La literatura coreana se constituye, por tanto, en una embajadora cultural que, desde su potente discurso, genera el interés de tender lazos de encuentro y de dialogar en los umbrales culturales pluriversales, y favorece asimismo una cultura de paz entre los pueblos. Por ello, preservar las políticas de intercambio cultural de cada país, en este caso referidas a la literatura, permite potenciar o frenar el conocimiento de una u otra nación, de ahí que Suppo y Leite (2004, 171-172) señalen que “La política cultural es un poderoso instrumento con diferentes posibilidades de usos y ventajas […] [que integra] un conjunto de acciones planeadas para amparar y/o fomentar los vínculos entre las naciones”. En el caso de las letras coreanas, es evidente que hace falta impulsar dichas relaciones para lograr un diálogo intercultural que faculte, en estos tiempos globalizantes, el acercamiento entre países en apariencia distantes, pero que se hallan interconectados por diversos puntos. Las nuevas tecnologías dan la oportunidad de que esas aparentes lejanías se reduzcan y de que la cultura, como bien intangible, sea compartida ampliamente con otros pueblos.

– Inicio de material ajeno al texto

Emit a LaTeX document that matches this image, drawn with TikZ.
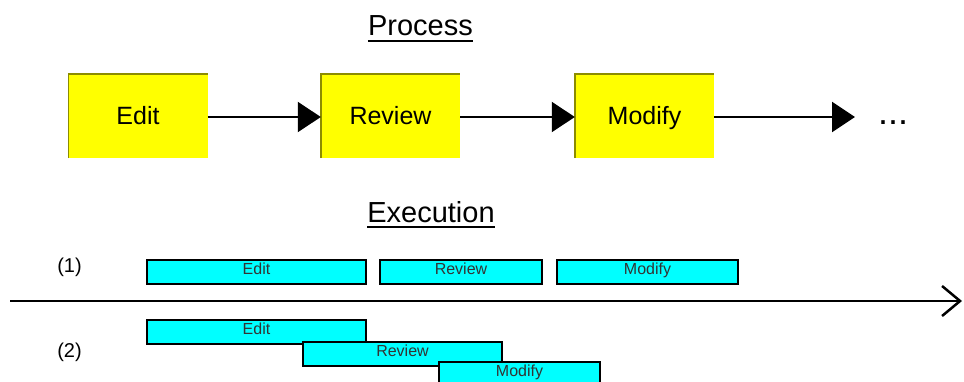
\documentclass[tikz,border=0pt]{standalone}
\usepackage{fontspec}
\setmainfont{Liberation Sans}
\usetikzlibrary{arrows.meta}

\definecolor{stepfill}{RGB}{255,255,0}
\definecolor{stepedge}{RGB}{140,140,0}
\definecolor{barfill}{RGB}{0,255,255}

\begin{document}
\begin{tikzpicture}[x=1pt,y=1pt,
    stepbox/.style={fill=stepfill,minimum width=139pt,minimum height=84pt,inner sep=0pt,
      text height=18pt,text depth=0pt,font=\fontsize{25}{30}\selectfont},
    title/.style={inner sep=0pt,anchor=base,font=\fontsize{29}{34}\selectfont},
    flow/.style={line width=2.2pt,-{Triangle[length=23pt,width=30pt]}},
    bar/.style={draw,line width=2.4pt,fill=barfill,minimum height=24pt,inner sep=0pt,
      text height=12pt,text depth=7pt,text=black!80,font=\fontsize{16}{19}\selectfont},
    rowlabel/.style={font=\fontsize{20}{24}\selectfont}]
      \useasboundingbox (0,0) rectangle (964,381);
      \clip (0,0) rectangle (964,381);
      % process
      \node[title] (proc) at (420.5,345) {Process};
      \draw[line width=2.5pt] ([yshift=-5pt]proc.base west) -- ([yshift=-5pt]proc.base east);
      \node[stepbox] (edit) at (138,265) {Edit};
      \node[stepbox] (review) at (390.5,265) {Review};
      \node[stepbox] (modify) at (644.5,265) {Modify};
      \foreach \s in {edit,review,modify}
        \draw[stepedge,line width=1.5pt] (\s.south west) -- (\s.north west) -- (\s.north east);
      \node[font=\fontsize{36}{40}\selectfont,anchor=base] (more) at (893,256) {...};
      \coordinate (next) at (855,264);
      \draw[flow] (edit.east |- 0,264) -- (review.west |- 0,264);
      \draw[flow] (review.east |- 0,264) -- (modify.west |- 0,264);
      \draw[flow] (modify.east |- 0,264) -- (next);
      % execution
      \node[title] (exec) at (431,159) {Execution};
      \draw[line width=2.5pt] ([yshift=-5pt]exec.base west) -- ([yshift=-5pt]exec.base east);
      \node[rowlabel] (one) at (69.5,114) {(1)};
      \node[rowlabel] (two) at (69.5,29) {(2)};
      \node[bar,minimum width=219pt] (editA) at (256.5,109) {Edit};
      \node[bar,minimum width=162pt] (reviewA) at (461,109) {Review};
      \node[bar,minimum width=181pt] (modifyA) at (647.5,109) {Modify};
      \node[bar,minimum width=219pt] (editB) at (256.5,49) {Edit};
      \node[bar,minimum width=199pt] (reviewB) at (402.5,27) {Review};
      \node[bar,minimum width=161pt] (modifyB) at (519.5,7) {Modify};
      \coordinate (t0) at (10,80);
      \coordinate (t1) at (962,80);
      \draw[line width=2.5pt,-{Straight Barb[length=18pt,width=30pt,line width=2.5pt]}] (t0) -- (t1);
    \end{tikzpicture}
\end{document}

Destaco la necesidad de impulsar los estudios en torno a la literatura y la dramaturgia coreana en México, pues a decir de Mora Garduño, Sang Cheol y Hernández Cueto (2018, 35), con los trabajos que desde Latinoamérica se dediquen a Corea del Norte y Corea del Sur, “el desarrollo de investigaciones sobre temas poco abordados, tales como la lingüística, la filosofía, la educación, entre otros, conducirá a la divulgación de un saber integral de la península coreana”. Estos autores mencionan que, en las áreas de estudio exploradas sobre las Coreas, sólo hallaron 13 trabajos vinculados al arte y la literatura, de los cuales ocho correspondían a investigadores mexicanos. Este artículo ha procurado sumarse a esta nómina, al considerar que se requiere la difusión de las letras coreanas en nuestro país.